§ Goal
Locate each line of the material that contains "this", then return it.

§ Dataset content
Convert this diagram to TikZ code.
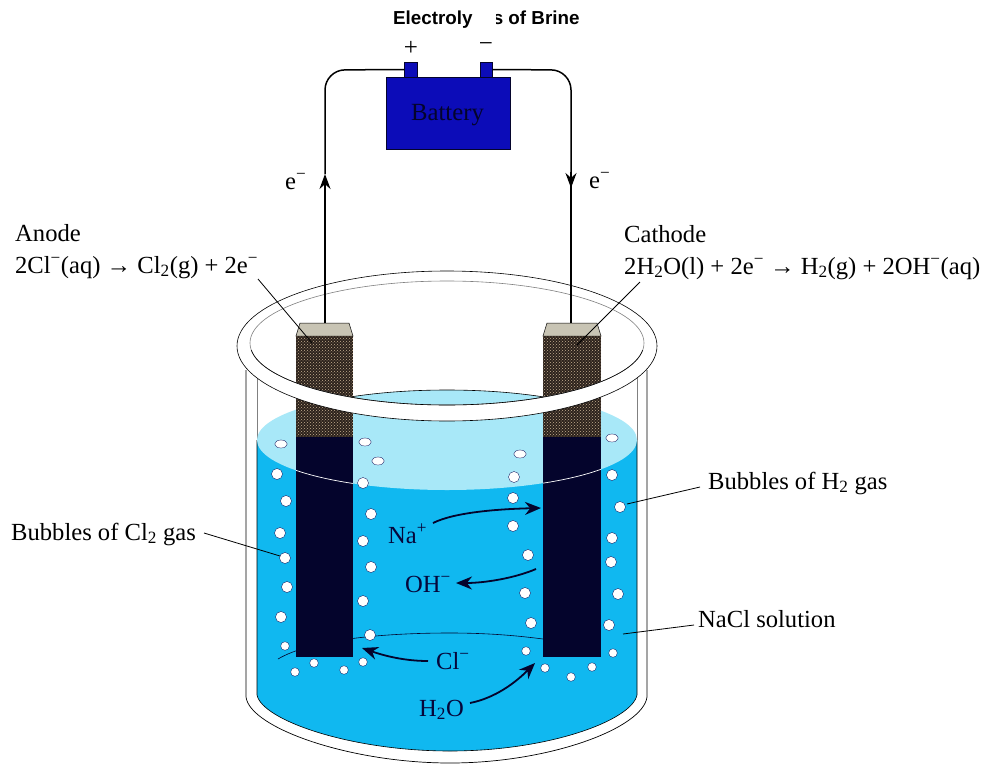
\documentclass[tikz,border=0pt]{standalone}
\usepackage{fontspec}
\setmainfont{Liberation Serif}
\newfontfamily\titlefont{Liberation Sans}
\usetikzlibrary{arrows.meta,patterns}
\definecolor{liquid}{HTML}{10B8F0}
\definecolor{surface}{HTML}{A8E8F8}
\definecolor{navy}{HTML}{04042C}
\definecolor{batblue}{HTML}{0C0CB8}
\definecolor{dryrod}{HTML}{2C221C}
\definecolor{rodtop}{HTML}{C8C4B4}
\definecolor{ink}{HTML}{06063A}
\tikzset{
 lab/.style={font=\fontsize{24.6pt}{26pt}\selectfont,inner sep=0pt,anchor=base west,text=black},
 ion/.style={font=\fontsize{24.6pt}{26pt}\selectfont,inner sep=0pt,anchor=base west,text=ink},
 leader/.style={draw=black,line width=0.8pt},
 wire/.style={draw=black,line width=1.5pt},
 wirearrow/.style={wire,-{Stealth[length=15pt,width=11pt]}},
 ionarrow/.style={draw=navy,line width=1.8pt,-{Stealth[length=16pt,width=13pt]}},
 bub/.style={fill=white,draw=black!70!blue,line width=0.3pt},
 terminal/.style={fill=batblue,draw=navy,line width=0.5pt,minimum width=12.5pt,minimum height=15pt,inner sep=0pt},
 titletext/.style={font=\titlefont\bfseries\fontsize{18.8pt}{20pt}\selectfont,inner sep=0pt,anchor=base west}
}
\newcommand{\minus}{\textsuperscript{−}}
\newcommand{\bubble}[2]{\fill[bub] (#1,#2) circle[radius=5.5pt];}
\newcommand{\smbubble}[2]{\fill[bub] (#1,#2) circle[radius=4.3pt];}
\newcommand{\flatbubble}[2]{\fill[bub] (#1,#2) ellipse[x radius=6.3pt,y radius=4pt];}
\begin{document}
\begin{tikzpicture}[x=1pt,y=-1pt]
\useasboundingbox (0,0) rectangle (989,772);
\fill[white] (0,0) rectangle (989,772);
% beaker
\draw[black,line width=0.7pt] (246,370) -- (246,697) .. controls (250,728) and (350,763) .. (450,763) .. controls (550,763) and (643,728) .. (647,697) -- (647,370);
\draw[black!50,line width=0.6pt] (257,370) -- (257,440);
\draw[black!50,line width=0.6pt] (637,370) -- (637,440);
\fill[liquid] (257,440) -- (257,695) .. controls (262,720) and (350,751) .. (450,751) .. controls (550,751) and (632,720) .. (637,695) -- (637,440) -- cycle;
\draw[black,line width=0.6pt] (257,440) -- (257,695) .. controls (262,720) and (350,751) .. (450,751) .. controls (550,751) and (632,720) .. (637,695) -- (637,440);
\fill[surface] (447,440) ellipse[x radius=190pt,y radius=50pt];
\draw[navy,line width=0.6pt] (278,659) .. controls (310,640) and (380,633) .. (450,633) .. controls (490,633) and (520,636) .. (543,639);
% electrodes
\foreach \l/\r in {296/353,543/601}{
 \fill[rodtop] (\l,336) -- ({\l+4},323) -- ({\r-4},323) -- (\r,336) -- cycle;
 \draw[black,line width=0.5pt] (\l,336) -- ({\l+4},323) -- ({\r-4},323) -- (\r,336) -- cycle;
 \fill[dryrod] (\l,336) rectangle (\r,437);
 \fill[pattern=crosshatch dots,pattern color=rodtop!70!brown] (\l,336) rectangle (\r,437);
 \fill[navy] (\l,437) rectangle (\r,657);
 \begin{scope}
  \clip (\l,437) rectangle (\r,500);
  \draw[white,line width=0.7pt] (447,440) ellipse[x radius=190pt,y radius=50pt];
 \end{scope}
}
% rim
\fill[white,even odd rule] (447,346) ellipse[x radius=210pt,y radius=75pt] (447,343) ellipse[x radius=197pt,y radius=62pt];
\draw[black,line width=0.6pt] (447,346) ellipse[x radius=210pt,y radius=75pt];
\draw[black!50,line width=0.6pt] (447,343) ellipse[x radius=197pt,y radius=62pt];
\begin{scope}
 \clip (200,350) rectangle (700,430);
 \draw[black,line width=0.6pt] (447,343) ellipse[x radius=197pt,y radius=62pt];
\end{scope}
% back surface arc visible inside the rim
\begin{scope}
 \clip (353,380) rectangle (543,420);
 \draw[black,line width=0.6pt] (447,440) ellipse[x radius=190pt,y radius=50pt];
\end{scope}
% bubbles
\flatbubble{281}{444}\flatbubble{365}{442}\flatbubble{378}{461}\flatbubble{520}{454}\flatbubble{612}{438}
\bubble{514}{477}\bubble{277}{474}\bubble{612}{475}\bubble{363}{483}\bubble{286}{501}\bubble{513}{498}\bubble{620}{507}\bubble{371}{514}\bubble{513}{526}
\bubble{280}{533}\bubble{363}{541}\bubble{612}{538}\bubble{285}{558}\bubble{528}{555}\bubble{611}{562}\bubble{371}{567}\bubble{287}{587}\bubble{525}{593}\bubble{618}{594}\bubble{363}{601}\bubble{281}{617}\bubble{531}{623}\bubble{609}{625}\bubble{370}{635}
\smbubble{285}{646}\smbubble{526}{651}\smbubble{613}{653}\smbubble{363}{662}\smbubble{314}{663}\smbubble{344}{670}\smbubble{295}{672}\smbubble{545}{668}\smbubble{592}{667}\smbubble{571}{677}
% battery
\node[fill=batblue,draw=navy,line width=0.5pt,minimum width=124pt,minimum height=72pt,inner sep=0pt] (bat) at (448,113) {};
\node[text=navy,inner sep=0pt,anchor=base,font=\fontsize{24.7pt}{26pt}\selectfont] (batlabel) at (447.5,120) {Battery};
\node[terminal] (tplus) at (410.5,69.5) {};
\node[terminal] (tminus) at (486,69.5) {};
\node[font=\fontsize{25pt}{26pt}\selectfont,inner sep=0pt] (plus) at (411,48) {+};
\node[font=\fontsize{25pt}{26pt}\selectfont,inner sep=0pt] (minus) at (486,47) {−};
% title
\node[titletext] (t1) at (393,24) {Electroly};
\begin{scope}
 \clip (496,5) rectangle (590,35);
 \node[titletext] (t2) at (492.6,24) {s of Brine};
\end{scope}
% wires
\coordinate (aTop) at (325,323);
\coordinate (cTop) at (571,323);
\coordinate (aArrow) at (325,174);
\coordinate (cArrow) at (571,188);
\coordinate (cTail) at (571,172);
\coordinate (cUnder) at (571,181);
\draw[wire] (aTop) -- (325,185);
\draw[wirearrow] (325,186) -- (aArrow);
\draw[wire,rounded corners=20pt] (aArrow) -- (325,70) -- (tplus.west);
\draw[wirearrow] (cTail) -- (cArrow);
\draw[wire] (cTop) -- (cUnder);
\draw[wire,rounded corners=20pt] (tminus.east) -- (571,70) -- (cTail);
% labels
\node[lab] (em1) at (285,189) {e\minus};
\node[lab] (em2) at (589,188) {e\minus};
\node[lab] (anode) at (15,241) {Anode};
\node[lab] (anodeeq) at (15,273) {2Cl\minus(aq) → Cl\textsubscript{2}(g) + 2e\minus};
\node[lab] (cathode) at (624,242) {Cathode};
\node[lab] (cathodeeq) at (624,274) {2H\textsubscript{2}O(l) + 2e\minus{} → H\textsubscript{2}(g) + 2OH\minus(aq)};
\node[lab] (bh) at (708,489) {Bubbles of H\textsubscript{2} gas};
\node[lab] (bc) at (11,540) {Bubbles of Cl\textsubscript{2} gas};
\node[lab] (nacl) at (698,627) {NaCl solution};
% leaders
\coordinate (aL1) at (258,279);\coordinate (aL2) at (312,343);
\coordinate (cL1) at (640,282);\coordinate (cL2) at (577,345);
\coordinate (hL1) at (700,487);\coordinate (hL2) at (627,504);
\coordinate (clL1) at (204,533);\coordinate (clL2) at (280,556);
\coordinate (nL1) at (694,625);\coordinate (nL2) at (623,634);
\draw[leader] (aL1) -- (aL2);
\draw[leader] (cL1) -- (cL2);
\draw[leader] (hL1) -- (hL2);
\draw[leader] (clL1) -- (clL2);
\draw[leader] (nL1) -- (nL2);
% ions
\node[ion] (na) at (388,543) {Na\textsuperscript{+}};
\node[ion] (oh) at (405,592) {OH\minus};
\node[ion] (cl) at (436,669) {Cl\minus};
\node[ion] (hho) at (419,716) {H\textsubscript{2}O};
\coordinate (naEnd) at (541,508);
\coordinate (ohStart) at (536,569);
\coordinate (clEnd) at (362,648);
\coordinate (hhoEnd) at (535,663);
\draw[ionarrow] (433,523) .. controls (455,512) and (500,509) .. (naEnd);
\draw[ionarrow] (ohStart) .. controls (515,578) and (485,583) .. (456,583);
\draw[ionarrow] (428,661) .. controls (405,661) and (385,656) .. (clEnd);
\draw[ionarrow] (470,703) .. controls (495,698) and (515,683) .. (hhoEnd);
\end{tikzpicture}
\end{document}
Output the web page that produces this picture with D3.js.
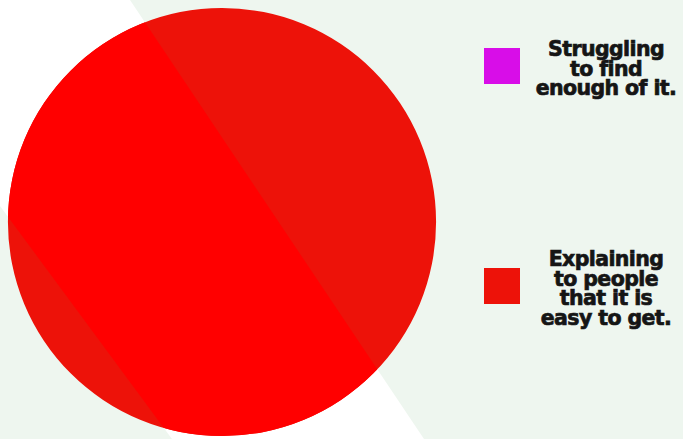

§ Complete response
Convert this diagram to TikZ code.
Output the web page that produces this picture with D3.js.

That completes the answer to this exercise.